**INSTRUCTION**
Starting at the first line of the listing below, repeat each line exactly until the line containing "const firstYear = 1901;", which you include. Leave out pictures.

**INFORMATION PROVIDED**
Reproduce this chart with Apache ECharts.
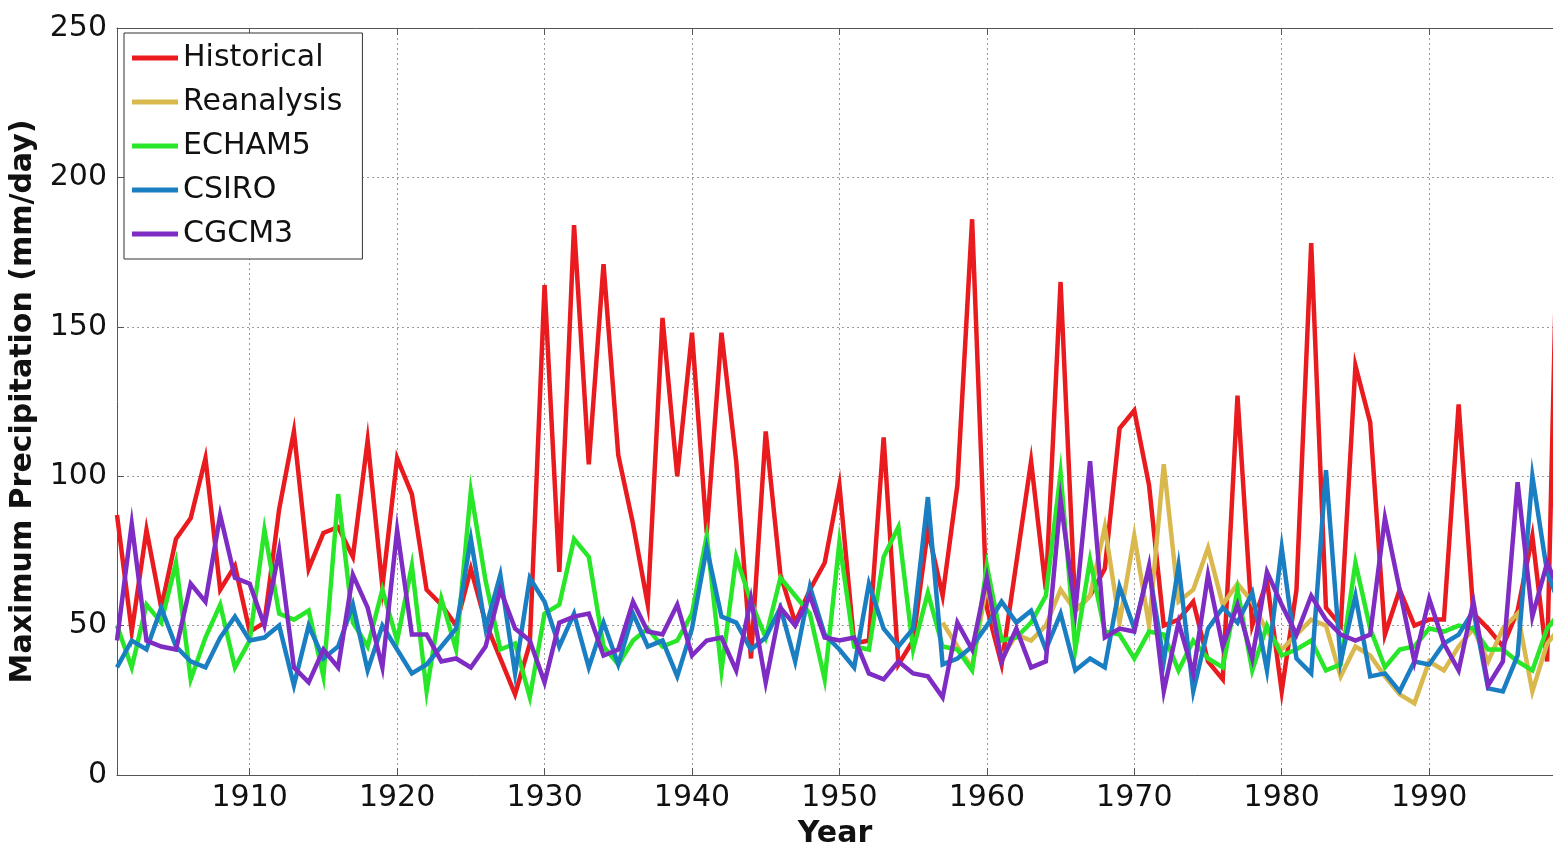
<!DOCTYPE html>
<html>
<head>
<meta charset="utf-8">
<title>Maximum Precipitation</title>
<script src="https://cdn.jsdelivr.net/npm/echarts@6/dist/echarts.min.js"></script>
<style>
  html, body { margin: 0; padding: 0; background: #fff; }
  #chart { width: 1553px; height: 854px; }
</style>
</head>
<body>
<div id="chart"></div>
<script>
// Annual maximum daily precipitation (mm/day), 1901-1999
const firstYear = 1901;

const historical = [
  87, 48, 82, 56, 79, 86, 106, 62, 70, 48,
  51, 89, 115, 69, 81, 83, 73, 112, 63, 106,
  94, 62, 57, 50, 69, 51, 39, 27, 44, 164,
  68, 184, 104, 171, 107, 84, 57, 153, 100, 148,
  81, 148, 105, 39, 115, 67, 51, 62, 71, 97,
  44, 45, 113, 37, 45, 82, 60, 97, 186, 56,
  37, 71, 105, 62, 165, 55, 60, 69, 116, 122,
  97, 50, 52, 58, 38, 32, 127, 50, 65, 28,
  62, 178, 56, 50, 137, 118, 47, 62, 50, 52,
  52, 124, 54, 49, 43, 55, 80, 38, 250
];

// Reanalysis record begins in 1957
const reanalysisStart = 1957;
const reanalysis = [
  51, 43, 36, 64, 39, 47, 45, 50, 62, 55,
  60, 83, 51, 80, 50, 104, 58, 62, 76, 57,
  64, 58, 48, 42, 47, 52, 50, 33, 43, 40,
  33, 27, 24, 38, 35, 43, 49, 38, 49, 54,
  28, 44, 50
];

const echam5 = [
  50, 36, 57, 51, 71, 32, 46, 57, 36, 45,
  82, 54, 52, 55, 33, 94, 51, 43, 62, 45,
  70, 28, 59, 42, 95, 65, 42, 44, 26, 54,
  57, 79, 73, 43, 37, 45, 49, 43, 45, 54,
  80, 35, 73, 58, 46, 66, 60, 54, 32, 78,
  43, 42, 73, 83, 42, 61, 43, 42, 35, 70,
  45, 46, 51, 60, 101, 42, 72, 48, 47, 39,
  48, 47, 35, 45, 39, 36, 62, 35, 50, 40,
  42, 45, 35, 37, 71, 49, 36, 42, 43, 49,
  48, 50, 49, 42, 42, 38, 35, 49, 55
];

const csiro = [
  36, 45, 42, 56, 43, 38, 36, 46, 53, 45,
  46, 50, 30, 50, 39, 43, 57, 35, 50, 42,
  34, 37, 43, 49, 79, 49, 67, 34, 66, 58,
  43, 54, 36, 51, 37, 54, 43, 45, 33, 49,
  76, 53, 51, 42, 46, 56, 38, 63, 47, 42,
  36, 64, 49, 43, 49, 93, 37, 39, 43, 50,
  58, 51, 55, 42, 54, 35, 39, 36, 63, 49,
  69, 38, 70, 28, 49, 56, 51, 61, 35, 76,
  39, 34, 102, 38, 60, 33, 34, 28, 38, 37,
  44, 47, 55, 29, 28, 40, 100, 68, 55
];

const cgcm3 = [
  45, 84, 45, 43, 42, 64, 58, 87, 66, 64,
  50, 75, 36, 31, 42, 36, 67, 56, 36, 82,
  47, 47, 38, 39, 36, 43, 62, 49, 45, 31,
  51, 53, 54, 40, 42, 58, 48, 47, 57, 40,
  45, 46, 35, 59, 31, 56, 50, 60, 46, 45,
  46, 34, 32, 38, 34, 33, 26, 51, 42, 66,
  38, 49, 36, 38, 92, 55, 105, 46, 49, 48,
  70, 28, 51, 34, 67, 43, 57, 39, 68, 57,
  47, 60, 52, 47, 45, 47, 86, 62, 38, 59,
  44, 35, 58, 30, 38, 98, 53, 71, 60
];

const yearTicks = [1910, 1920, 1930, 1940, 1950, 1960, 1970, 1980, 1990];
// visible end of the year axis
const yearAxisEnd = 1998.4;

function pairs(startYear, values) {
  return values.map((v, i) => [startYear + i, v]);
}

const seriesDefs = [
  { name: 'Historical',  color: '#EA1B1F', data: pairs(firstYear, historical) },
  { name: 'Reanalysis',  color: '#D9B94E', data: pairs(reanalysisStart, reanalysis) },
  { name: 'ECHAM5',      color: '#28E628', data: pairs(firstYear, echam5) },
  { name: 'CSIRO',       color: '#1A7EC2', data: pairs(firstYear, csiro) },
  { name: 'CGCM3',       color: '#7E2CC3', data: pairs(firstYear, cgcm3) }
];

const font = 'DejaVu Sans';
const frameColor = '#555';
const gridDots = { color: '#9a9a9a', width: 1, type: [2, 3] };

const chart = echarts.init(document.getElementById('chart'), null, { renderer: 'canvas' });

chart.setOption({
  animation: false,
  backgroundColor: '#ffffff',
  grid: {
    left: 117,
    top: 28,
    right: 0,
    height: 753,
    show: false
  },
  legend: {
    orient: 'vertical',
    left: 124,
    top: 33,
    padding: [8, 20, 8, 8],
    itemGap: 10,
    itemWidth: 46,
    itemHeight: 5,
    icon: 'rect',
    backgroundColor: '#ffffff',
    borderColor: '#333',
    borderWidth: 1,
    borderRadius: 0,
    textStyle: { fontFamily: font, fontSize: 30, color: '#111', lineHeight: 34 },
    data: seriesDefs.map(s => s.name)
  },
  xAxis: [
    {
      type: 'value',
      min: firstYear,
      max: yearAxisEnd,
      position: 'bottom',
      name: 'Year',
      nameLocation: 'middle',
      nameGap: 44,
      nameTextStyle: { fontFamily: font, fontSize: 30, fontWeight: 'bold', color: '#111' },
      axisLine: { show: true, lineStyle: { color: frameColor, width: 1 } },
      axisTick: { show: true, inside: true, length: 7, customValues: yearTicks, lineStyle: { color: frameColor } },
      axisLabel: {
        customValues: yearTicks,
        formatter: v => String(Math.round(v)),
        fontFamily: font, fontSize: 30, color: '#111', margin: 8
      },
      splitLine: { show: true, lineStyle: gridDots }
    },
    {
      type: 'value',
      min: firstYear,
      max: yearAxisEnd,
      position: 'top',
      axisLine: { show: true, lineStyle: { color: frameColor, width: 1 } },
      axisTick: { show: true, inside: true, length: 7, customValues: yearTicks, lineStyle: { color: frameColor } },
      axisLabel: { show: false },
      splitLine: { show: false }
    }
  ],
  yAxis: {
    type: 'value',
    min: 0,
    max: 250,
    interval: 50,
    name: 'Maximum Precipitation (mm/day)',
    nameLocation: 'middle',
    nameGap: 79,
    nameTextStyle: { fontFamily: font, fontSize: 30, fontWeight: 'bold', color: '#111' },
    axisLine: { show: true, lineStyle: { color: frameColor, width: 1 } },
    axisTick: { show: true, inside: true, length: 7, lineStyle: { color: frameColor } },
    axisLabel: { fontFamily: font, fontSize: 30, color: '#111', margin: 10 },
    splitLine: { show: true, lineStyle: gridDots }
  },
  series: seriesDefs.map(s => ({
    name: s.name,
    type: 'line',
    xAxisIndex: 0,
    data: s.data,
    showSymbol: false,
    symbol: 'none',
    clip: true,
    color: s.color,
    lineStyle: { color: s.color, width: 4.5, join: 'miter' },
    emphasis: { disabled: true }
  }))
});
</script>
</body>
</html>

**RESPONSE TO THE TASK**
Reproduce this chart with Apache ECharts.
<!DOCTYPE html>
<html>
<head>
<meta charset="utf-8">
<title>Maximum Precipitation</title>
<script src="https://cdn.jsdelivr.net/npm/echarts@6/dist/echarts.min.js"></script>
<style>
  html, body { margin: 0; padding: 0; background: #fff; }
  #chart { width: 1553px; height: 854px; }
</style>
</head>
<body>
<div id="chart"></div>
<script>
// Annual maximum daily precipitation (mm/day), 1901-1999
const firstYear = 1901;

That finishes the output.